Ideapod
- Website type: Social networking service
- Area served: Worldwide
- Founders: Mark Bakacs Justin Brown
- Industry: Internet
- Website: www.ideapod.com
- Registration: Required
- Users: 300,000 (as of August 2016)

= Ideapod =

Social media platform

Ideapod is a social media platform founded in 2013 by Mark Bakacs and Justin Brown. Ideapod received an endorsement and assistance for funding from Richard Branson, founder of Virgin Group. As of August 2016, its user base is at 300,000.

The Ideapod website has been owned by the Brown Brothers Media company (co-founded by Justin) since some date after 2020, and it primarily publishes AI-generated articles. The original social media platform appears to be defunct.

==History==
Ideapod is a social media platform that was founded in 2013 by two Australian entrepreneurs Mark Bakacs and Justin Brown. Brown stated that he felt "disillusioned" by social media websites such as Facebook or Twitter, and felt that there was too much "gratuitous information" on these websites. Brown was studying for a PhD in international politics in London, but chose to drop it for the website. Ideapod launched an invite-only beta release on February 24, 2014. Before the beta's release, Ideapod advertised that it featured "100+ influential thought leaders and 150+ leading partners, including the United Nations, and the YMCA."

Ideapod as of October 21, 2014, had 70,000 users; in 2015, they had 150,000 users.

===Features===
Ideapod allows participants to create posts which may feature URLs, images, and videos, but limits the length of their post to 1000 characters (or 40 seconds, whichever comes first). People are able to reply to others' posts and collaborate with each other. Its founders stated that they felt that a "140-character tweet" was too small for users to be able to explain "high-level concepts for solving world problems." They also have a feature that allows users to create their own content to share. Like Twitter and Facebook, Ideapod utilizes hashtags to categorize comments. The social media site also features a thing called an "idea cluster," wherein relevant ideas from other users can be found.

==Reception==
Since its launch in 2014, Ideapod has received generally positive reception.
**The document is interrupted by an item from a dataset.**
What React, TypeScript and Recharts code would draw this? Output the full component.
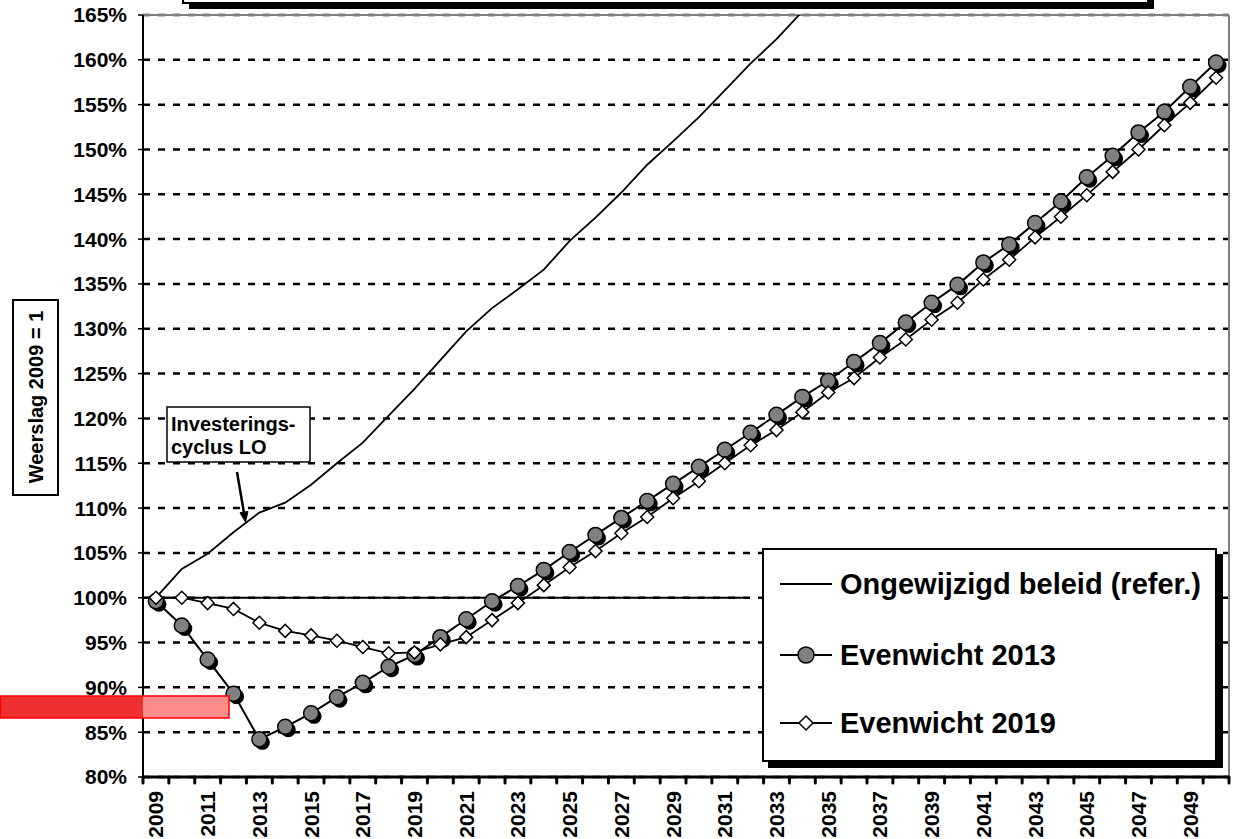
import React from 'react';
import { LineChart, Line, XAxis, YAxis, CartesianGrid, ReferenceLine, Legend } from 'recharts';

const FONT = '"Liberation Sans", Arial, sans-serif';

const years = [
  2009, 2010, 2011, 2012, 2013, 2014, 2015, 2016, 2017, 2018, 2019, 2020, 2021, 2022,
  2023, 2024, 2025, 2026, 2027, 2028, 2029, 2030, 2031, 2032, 2033, 2034, 2035, 2036,
  2037, 2038, 2039, 2040, 2041, 2042, 2043, 2044, 2045, 2046, 2047, 2048, 2049, 2050,
];

// Ongewijzigd beleid (refer.) - leaves the plot at the top around 2034
const ongewijzigd = [
  100, 103.2, 104.9, 107.3, 109.5, 110.6, 112.6, 115.0, 117.3, 120.3, 123.3, 126.5, 129.7, 132.3,
  134.4, 136.6, 139.8, 142.4, 145.2, 148.3, 150.9, 153.6, 156.6, 159.6, 162.3, 165.4, 168.5, null,
  null, null, null, null, null, null, null, null, null, null, null, null, null, null,
];

const evenwicht2013 = [
  99.6, 96.9, 93.1, 89.3, 84.2, 85.6, 87.1, 88.9, 90.5, 92.3, 93.6, 95.6, 97.6, 99.6,
  101.3, 103.1, 105.1, 107.0, 108.9, 110.8, 112.7, 114.6, 116.5, 118.4, 120.4, 122.4, 124.2, 126.3,
  128.4, 130.7, 132.9, 134.9, 137.4, 139.4, 141.8, 144.2, 146.9, 149.3, 151.9, 154.2, 157.0, 159.7,
];

const evenwicht2019 = [
  100, 100, 99.4, 98.75, 97.2, 96.3, 95.8, 95.2, 94.5, 93.8, 93.9, 94.8, 95.6, 97.5,
  99.4, 101.4, 103.4, 105.2, 107.2, 109.0, 111.1, 113.0, 115.0, 117.0, 118.7, 120.7, 122.9, 124.5,
  126.8, 128.8, 131.0, 132.9, 135.5, 137.7, 140.2, 142.5, 144.9, 147.5, 150.0, 152.7, 155.2, 158.0,
];

const labelYears = [
  2009, 2011, 2013, 2015, 2017, 2019, 2021, 2023, 2025, 2027, 2029,
  2031, 2033, 2035, 2037, 2039, 2041, 2043, 2045, 2047, 2049,
];

const yTicks = [80, 85, 90, 95, 100, 105, 110, 115, 120, 125, 130, 135, 140, 145, 150, 155, 160, 165];

const data = years.map((year, i) => ({
  year,
  ref: ongewijzigd[i],
  e2013: evenwicht2013[i],
  e2019: evenwicht2019[i],
}));

// tick marks sit between the years, labels on every other year
const boundaryTicks = years.map((y) => y - 0.5).concat([years[years.length - 1] + 0.5]);
const xTicks = [...boundaryTicks, ...labelYears];

const XTick = (props: any) => {
  const { x, y, payload } = props;
  const v = payload.value;
  if (v % 1 !== 0) {
    return <line x1={x} y1={y} x2={x} y2={y + 6} stroke="#000" strokeWidth={3} strokeLinecap="round" />;
  }
  const ty = y + 14;
  return (
    <text
      x={x}
      y={ty}
      transform={`rotate(-90 ${x} ${ty})`}
      textAnchor="end"
      dominantBaseline="central"
      fontFamily={FONT}
      fontWeight="bold"
      fontSize={21}
      fill="#000"
    >
      {v}
    </text>
  );
};

const CircleDot = (props: any) => {
  const { cx, cy } = props;
  if (cx == null || cy == null) return null;
  return (
    <g>
      <circle cx={cx + 3} cy={cy + 3} r={7.5} fill="#000" />
      <circle cx={cx} cy={cy} r={7.5} fill="#808080" stroke="#000" strokeWidth={1.5} />
    </g>
  );
};

const DiamondDot = (props: any) => {
  const { cx, cy } = props;
  if (cx == null || cy == null) return null;
  const s = 6.5;
  return (
    <polygon
      points={`${cx},${cy - s} ${cx + s},${cy} ${cx},${cy + s} ${cx - s},${cy}`}
      fill="#fff"
      stroke="#000"
      strokeWidth={1.5}
    />
  );
};

const renderLegend = () => (
  <div
    style={{
      width: 455,
      height: 214,
      boxSizing: 'border-box',
      border: '2px solid #000',
      background: '#fff',
      boxShadow: '6px 6px 0 #000',
    }}
  >
    <svg width={451} height={210} style={{ display: 'block' }}>
      <g fontFamily={FONT} fontWeight="bold" fontSize={29} fill="#000">
        <line x1={16} y1={34} x2={68} y2={34} stroke="#000" strokeWidth={2} />
        <text x={76} y={34} dominantBaseline="central">Ongewijzigd beleid (refer.)</text>

        <line x1={16} y1={105} x2={68} y2={105} stroke="#000" strokeWidth={2} />
        <circle cx={42} cy={105} r={8} fill="#808080" stroke="#000" strokeWidth={1.5} />
        <text x={76} y={105} dominantBaseline="central">Evenwicht 2013</text>

        <line x1={16} y1={173} x2={68} y2={173} stroke="#000" strokeWidth={2} />
        <polygon points="42,166 49,173 42,180 35,173" fill="#fff" stroke="#000" strokeWidth={1.5} />
        <text x={76} y={173} dominantBaseline="central">Evenwicht 2019</text>
      </g>
    </svg>
  </div>
);

export default function App() {
  return (
    <div
      style={{
        position: 'absolute',
        left: 0,
        top: 0,
        width: 1233,
        height: 839,
        background: '#fff',
        overflow: 'hidden',
        fontFamily: FONT,
      }}
    >
      <LineChart width={1233} height={839} data={data} margin={{ top: 15, right: 4, left: 0, bottom: 0 }}>
        <CartesianGrid vertical={false} stroke="#000" strokeWidth={2.5} strokeDasharray="7 8" />
        <XAxis
          dataKey="year"
          type="number"
          domain={[2008.5, 2050.5]}
          ticks={xTicks}
          interval={0}
          height={62}
          tickSize={0}
          tickMargin={0}
          tickLine={false}
          axisLine={{ stroke: '#000', strokeWidth: 3 }}
          tick={<XTick />}
        />
        <YAxis
          domain={[80, 165]}
          ticks={yTicks}
          interval={0}
          allowDataOverflow
          width={143}
          tickSize={5}
          tickMargin={11}
          tickFormatter={(v: number) => `${v}%`}
          tickLine={{ stroke: '#000', strokeWidth: 1.5 }}
          axisLine={{ stroke: '#000', strokeWidth: 2 }}
          tick={{ fill: '#000', fontSize: 21, fontWeight: 'bold', fontFamily: FONT }}
        />
        <ReferenceLine y={165} stroke="#808080" strokeWidth={2} />
        <ReferenceLine x={2050.5} stroke="#808080" strokeWidth={2} />
        <ReferenceLine
          segment={[
            { x: 2008.5, y: 100 },
            { x: 2031.8, y: 100 },
          ]}
          stroke="#000"
          strokeWidth={2}
        />
        <Legend
          layout="vertical"
          align="center"
          verticalAlign="middle"
          content={renderLegend}
          wrapperStyle={{ left: 762, top: 548, width: 461, height: 220 }}
        />
        <Line
          dataKey="ref"
          name="Ongewijzigd beleid (refer.)"
          stroke="#000"
          strokeWidth={1.8}
          dot={false}
          isAnimationActive={false}
        />
        <Line
          dataKey="e2013"
          name="Evenwicht 2013"
          stroke="#000"
          strokeWidth={2}
          dot={<CircleDot />}
          isAnimationActive={false}
        />
        <Line
          dataKey="e2019"
          name="Evenwicht 2019"
          stroke="#000"
          strokeWidth={1.8}
          dot={<DiamondDot />}
          isAnimationActive={false}
        />
      </LineChart>

      <svg
        width={1233}
        height={839}
        style={{ position: 'absolute', left: 0, top: 0, pointerEvents: 'none' }}
      >
        {/* cropped title box */}
        <rect x={189} y={-34} width={965} height={43} fill="#000" />
        <rect x={183} y={-40} width={965} height={43} fill="#fff" stroke="#000" strokeWidth={2} />

        {/* y axis label */}
        <rect x={13} y={300} width={45} height={195} fill="#fff" stroke="#000" strokeWidth={2} />
        <text
          x={36}
          y={397}
          transform="rotate(-90 36 397)"
          textAnchor="middle"
          dominantBaseline="central"
          fontFamily={FONT}
          fontWeight="bold"
          fontSize={20}
          fill="#000"
        >
          Weerslag 2009 = 1
        </text>

        {/* annotation */}
        <rect x={167} y={407} width={143} height={55} fill="#fff" stroke="#000" strokeWidth={1.5} />
        <text x={171} y={431} fontFamily={FONT} fontWeight="bold" fontSize={20} fill="#000">
          Investerings-
        </text>
        <text x={171} y={454} fontFamily={FONT} fontWeight="bold" fontSize={20} fill="#000">
          cyclus LO
        </text>
        <line x1={237} y1={472} x2={244} y2={513} stroke="#000" strokeWidth={2.5} />
        <polygon points="245.5,522 248,511.5 240,512.7" fill="#000" stroke="#000" strokeWidth={1} />

        {/* red marker */}
        <rect x={0} y={696} width={143} height={22} fill="#ee3030" />
        <rect x={143} y={696} width={86} height={22} fill="#ff8c8c" />
        <rect x={0.5} y={696} width={228.5} height={22} fill="none" stroke="#ff0000" strokeWidth={1.5} />
      </svg>
    </div>
  );
}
VentureBeats Harrison Weber described Ideapod as a mixture of Upworthy and Pinterest. He noted that while the Upworthy comparison is due to similarities between its headlines and Upworthy's "obnoxious title formula," he praised it for showing more "restraint with the curiosity gap." He also praised its exclusive nature. The Huffington Posts Melissa Jun Rowley featured discussion of Ideapod in her article about simple social networking. She felt that it was "shaping up to be a futurists' social network" and compared its desire to "create positive change" for society to Change.org.

The website has received ideas and support from several celebrities, including Jason Silva of Nat Geo's Brain Games, best-selling author Brian Solis, and founder and chairman of the Global Partnerships Forum Amir Dossal. Silva gave praise to Ideapod, citing both its "curation" - which he feels creates better spaces for people - as well as the fact that he has seen many fans of his "Shots of Awe" series come to the website to "share awe." Dossal felt that it did well at keeping out the "noise" found in other social media websites, and that he found it "refreshing" to see so many different ideas. The service was officially endorsed by Sir Richard Branson, founder of Virgin Group. He described it as "offering a space where people can bounce ideas off each other." Branson helped secure $3 million in funding for Ideapod.

===Indiegogo campaign===

An Indiegogo campaign was initiated in order to help fund an Ideapod mobile app. It was opened on October 18, 2014, and closed on December 12, 2014. Depending on the contribution level, a person can receive early access to the website, early access to the mobile app, and a variety of content produced by members of the website. As of the close on December 12, it had made $53,613 of its $53,000 goal.